La decisione presa a gennaio scorso di liquidare la società è stato l’ultimo colpo di un’importante ristrutturazione del settore industriale statale – che secondo quanto riferito, è gravato da 40 miliardi di LE di debito – portato avanti dal ministro delle Imprese pubbliche Hisham Tawfiq, e che finora ha portato alla liquidazione della National Cement Company e della Egyptian Navigation Company e alla parziale privatizzazione di altre imprese chiave del settore pubblico.

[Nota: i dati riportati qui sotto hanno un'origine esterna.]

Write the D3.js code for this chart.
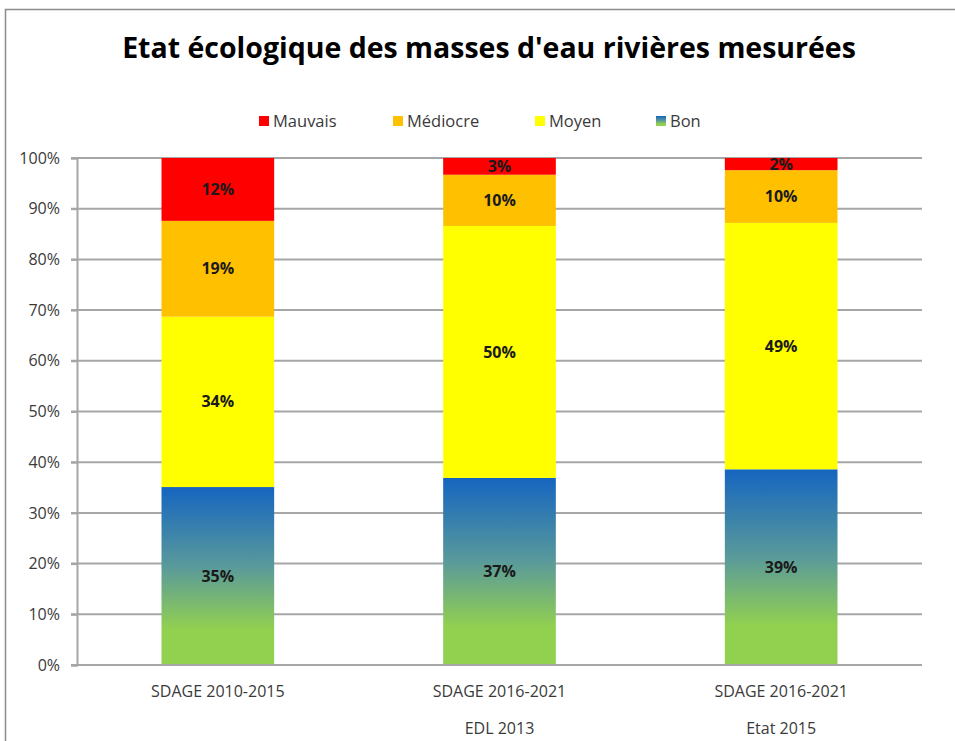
<!DOCTYPE html>
<html>
<head>
<meta charset="utf-8">
<script src="https://cdn.jsdelivr.net/npm/d3@7"></script>
<style>
  body { margin: 0; background: #fff; }
  svg { display: block; font-family: "Open Sans", "Liberation Sans", sans-serif; }
</style>
</head>
<body>
<svg id="painter" width="955" height="741"></svg>
<script>
const categories = [["SDAGE 2010-2015"], ["SDAGE 2016-2021", "EDL 2013"], ["SDAGE 2016-2021", "Etat 2015"]];
const seriesNames = ["Bon", "Moyen", "Médiocre", "Mauvais"];
const bon = [35.1, 36.9, 38.6];
const moyen = [33.6, 49.7, 48.6];
const mediocre = [18.9, 10.1, 10.4];
const mauvais = [12.4, 3.3, 2.4];
const yTicks = [0, 10, 20, 30, 40, 50, 60, 70, 80, 90, 100];
const legendOrder = ["Mauvais", "Médiocre", "Moyen", "Bon"];

const colors = { "Mauvais": "#ff0000", "Médiocre": "#ffc000", "Moyen": "#ffff00", "Bon": "url(#bonGrad)" };

const rows = categories.map((c, i) => ({
    key: i,
    "Bon": bon[i],
    "Moyen": moyen[i],
    "Médiocre": mediocre[i],
    "Mauvais": mauvais[i],
}));

const svg = d3.select("#painter");

// gradient for "Bon"
const defs = svg.append("defs");
const grad = defs.append("linearGradient")
    .attr("id", "bonGrad")
    .attr("x1", 0).attr("y1", 0).attr("x2", 0).attr("y2", 1);
grad.append("stop").attr("offset", "0").attr("stop-color", "#1565c0");
grad.append("stop").attr("offset", "0.45").attr("stop-color", "#5a9a9a");
grad.append("stop").attr("offset", "0.8").attr("stop-color", "#92d050");
grad.append("stop").attr("offset", "1").attr("stop-color", "#92d050");

// outer frame
svg.append("rect")
    .attr("x", 5.5).attr("y", 9.5)
    .attr("width", 960).attr("height", 760)
    .attr("fill", "none")
    .attr("stroke", "#8c8c8c")
    .attr("stroke-width", 1.5);

// title, fitted to the reference width
const title = svg.append("text")
    .attr("x", 489)
    .attr("y", 58)
    .attr("text-anchor", "middle")
    .attr("font-weight", "bold")
    .attr("font-size", 28)
    .attr("fill", "#000")
    .text("Etat écologique des masses d'eau rivières mesurées");
const tw = title.node().getComputedTextLength();
title.attr("font-size", 28 * 734 / tw);

const plotLeft = 77, plotRight = 922, plotTop = 158, plotBottom = 665;

const x = d3.scaleBand()
    .domain(rows.map((d) => d.key))
    .range([plotLeft, plotRight])
    .paddingInner(0.6)
    .paddingOuter(0.3);

const y = d3.scaleLinear()
    .domain([0, 100])
    .range([plotBottom, plotTop]);

// gridlines
svg.append("g")
    .selectAll("line")
    .data(yTicks)
    .enter()
    .append("line")
    .attr("x1", plotLeft - 6)
    .attr("x2", plotRight)
    .attr("y1", (d) => y(d))
    .attr("y2", (d) => y(d))
    .attr("stroke", "#a6a6a6")
    .attr("stroke-width", 2);

// y axis
const yAxis = svg.append("g")
    .attr("transform", `translate(${plotLeft},0)`)
    .call(d3.axisLeft(y).tickValues(yTicks).tickFormat((d) => d + "%").tickSize(6).tickPadding(11));
yAxis.select(".domain").attr("stroke", "#a6a6a6").attr("stroke-width", 2);
yAxis.selectAll(".tick line").attr("stroke", "#a6a6a6").attr("stroke-width", 2);
yAxis.selectAll("text").attr("font-size", 16).attr("fill", "#3a3a3a").attr("font-family", "Open Sans, sans-serif");

// stacked bars
const stack = d3.stack().keys(seriesNames);
const layers = stack(rows);

const groups = svg.append("g")
    .selectAll("g")
    .data(layers)
    .enter()
    .append("g")
    .attr("fill", (d) => colors[d.key]);

groups.selectAll("rect")
    .data((d) => d)
    .enter()
    .append("rect")
    .attr("x", (d) => x(d.data.key))
    .attr("width", x.bandwidth())
    .attr("y", (d) => y(d[1]))
    .attr("height", (d) => y(d[0]) - y(d[1]));

// bottom axis line
svg.append("line")
    .attr("x1", plotLeft).attr("x2", plotRight)
    .attr("y1", plotBottom).attr("y2", plotBottom)
    .attr("stroke", "#a6a6a6").attr("stroke-width", 2);

// value labels
layers.forEach((layer) => {
    svg.append("g")
        .selectAll("text")
        .data(layer)
        .enter()
        .append("text")
        .attr("x", (d) => x(d.data.key) + x.bandwidth() / 2)
        .attr("y", (d) => (y(d[0]) + y(d[1])) / 2)
        .attr("dy", "0.35em")
        .attr("text-anchor", "middle")
        .attr("font-weight", "bold")
        .attr("font-size", 16)
        .attr("fill", "#1a1a1a")
        .text((d) => Math.round(d[1] - d[0]) + "%");
});

// x labels
const xl = svg.append("g")
    .selectAll("text")
    .data(rows)
    .enter()
    .append("text")
    .attr("x", (d) => x(d.key) + x.bandwidth() / 2)
    .attr("y", 697)
    .attr("text-anchor", "middle")
    .attr("font-size", 16)
    .attr("fill", "#3a3a3a");
xl.selectAll("tspan")
    .data((d) => categories[d.key])
    .enter()
    .append("tspan")
    .attr("x", function () { return this.parentNode.getAttribute("x"); })
    .attr("dy", (d, i) => (i === 0 ? 0 : 37))
    .text((d) => d);

// legend
const legendX = [259, 393, 535, 656];
const legend = svg.append("g")
    .selectAll("g")
    .data(legendOrder)
    .enter()
    .append("g")
    .attr("transform", (d, i) => `translate(${legendX[i]},121)`);
legend.append("rect")
    .attr("x", 0).attr("y", -5)
    .attr("width", 10).attr("height", 10)
    .attr("fill", (d) => colors[d]);
legend.append("text")
    .attr("x", 14)
    .attr("dy", "0.35em")
    .attr("font-size", 16.5)
    .attr("fill", "#3a3a3a")
    .text((d) => d);
</script>
</body>
</html>
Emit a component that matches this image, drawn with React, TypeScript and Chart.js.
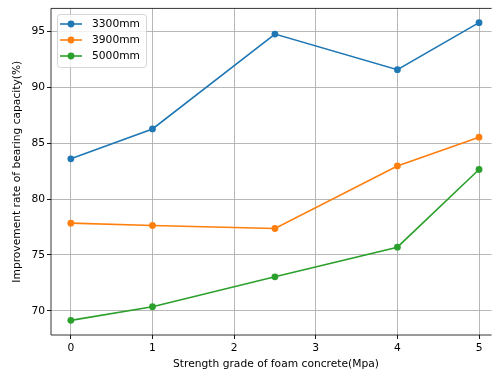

La decisione di gennaio di liquidare l’Egyptian Iron and Steel Company, che fiorì durante la crescita a metà del secolo scorso di un’industria nazionale che seguì l’indipendenza dell’Egitto e servì da palcoscenico per l’azione sindacale seminale negli anni ’80, continua ad incontrare una forte reazione contraria sia dentro che fuori il governo, con i sindacati sindacali, la Camera dei rappresentanti e gli esperti dei media e della stampa che esprimono la loro disapprovazione. Lunedì il deputato Mostafa Bakry ha pubblicato una serie di tweet feroci, criticando Tawfiq come un “uomo che odia la nostra storia, i lavoratori e le aziende” e lamentando la chiusura della società.
Mentre i forni siderurgici devono essere chiusi per sempre, le attività estrattive e minerarie della società sono state scisse e incorporate in una nuova società quotata alla Borsa egiziana alla fine di maggio. Secondo l’agenzia di stampa privata Masrawy, la nuova società mineraria impiegherà solo 400 lavoratori, rispetto ai 7.500 attualmente impiegati da Egyptian Iron and Steel.
Mentre il governo ha costantemente attribuito la liquidazione dell’azienda a enormi perdite e all’impossibilità di riprendere la produzione, in passato un membro del comitato sindacale aveva detto a Mada Masr che il governo ha ignorato diverse proposte per fermare le perdite e ripagare in un periodo di due anni il debito che l’azienda ha accumulato.